BYU names student employee of the year


The nomination as BYU employee of the year for winner Lauren Weber and runner up Jay Puafisi is an impressive achievement considering that BYU employs about 14,000 students.

Lauren Weber, majoring in Ancient Near Eastern studies, was employed by the BYU Center for Teaching and Learning to supervise 55 students responsible for training students and faculty on Learning Suite. Teaching center staff intended to hire a graduate student but were so impressed with Weber, an undergraduate student, that they hired her. Cary Johnson, implementation coordinator for the Center for Teaching and Learning, was partly responsible for Weber being hired.

“We planned to hire a graduate student to do such a weighty job,” Johnson wrote in Weber’s nomination letter, “but when we met with Lauren, we saw that she was bright and capable, had previous experience and had many of the important skills needed to do the job.”

Since being hired, Weber has exceeded the expectations of her employers by being thorough, prompt and regularly reporting progress. Most of all, faculty that work with Weber are impressed by the attention she gives to the 55 students that work under her. Weber delegates assignments to her team that fit their individual needs and interests. This gives students the chance to get valuable work experience and become more professional, confident workers.

It has been Weber’s goal to help her employees gain valuable work experience under her direction while effectively fulfilling the team’s objective to ease the transition into using Learning Suite.

“I’ve really tried to create a community with my student employees,” Weber said, “which is hard when everyone is from different backgrounds and (has) different levels of experience.”

Weber’s employers believe that she has realized her goal to create a student community among her employees, and her hard work has left an impression on those who work above and below her.

“I am very flattered,” Weber said about the award. “There was a lot of blushing.”

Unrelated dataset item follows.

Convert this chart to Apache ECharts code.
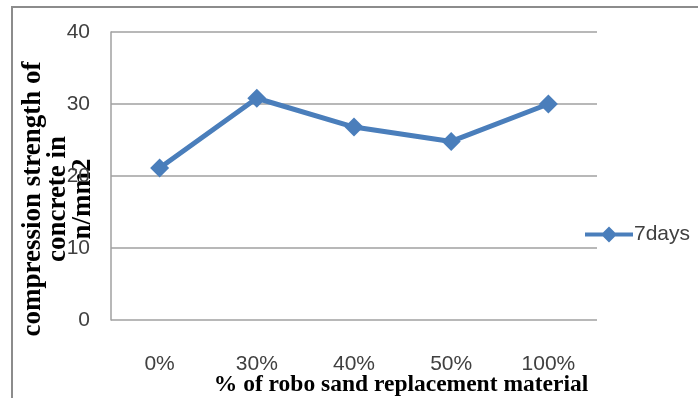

Runner up Jay Puafisi currently works as a SOAR or Summer of Academic Refinement assistant. Puafisi attended SOAR as a high school student, became a SOAR counselor and is now the SOAR assistant. Puafisi came from a broken family and expected to be a manual laborer rather than receive a university education. He said the program meant a lot to him as a young student and that he is glad he has a chance to give back as an employee.

“I came to the program, and they helped me out a lot,” Puafisi said. “My dream was to work in the office to pay it forward, so it’s more than a job for me … I want to help underprivileged kids so they can get out of their unfortunate situation because that’s what I got,” Puafisi said.

Anthony Bates, assistant director for BYU Multicultural Student Services, presented Puafisi at a Monday awards ceremony. He said that Puafisi came from a hard family background and has been an incredible influence for good in their office. Bates wrote in Puafisi’s nomination letter that he is a forward thinker. Puafisi is always thinking about the big picture and the end result.

“He has the right heart, and he’s going to do great things,” Bates said.

Wade Ashton, manager of Student Employment, is impressed by the student employees as a whole.

“It’s safe to say that this University runs on our students,” Ashton said.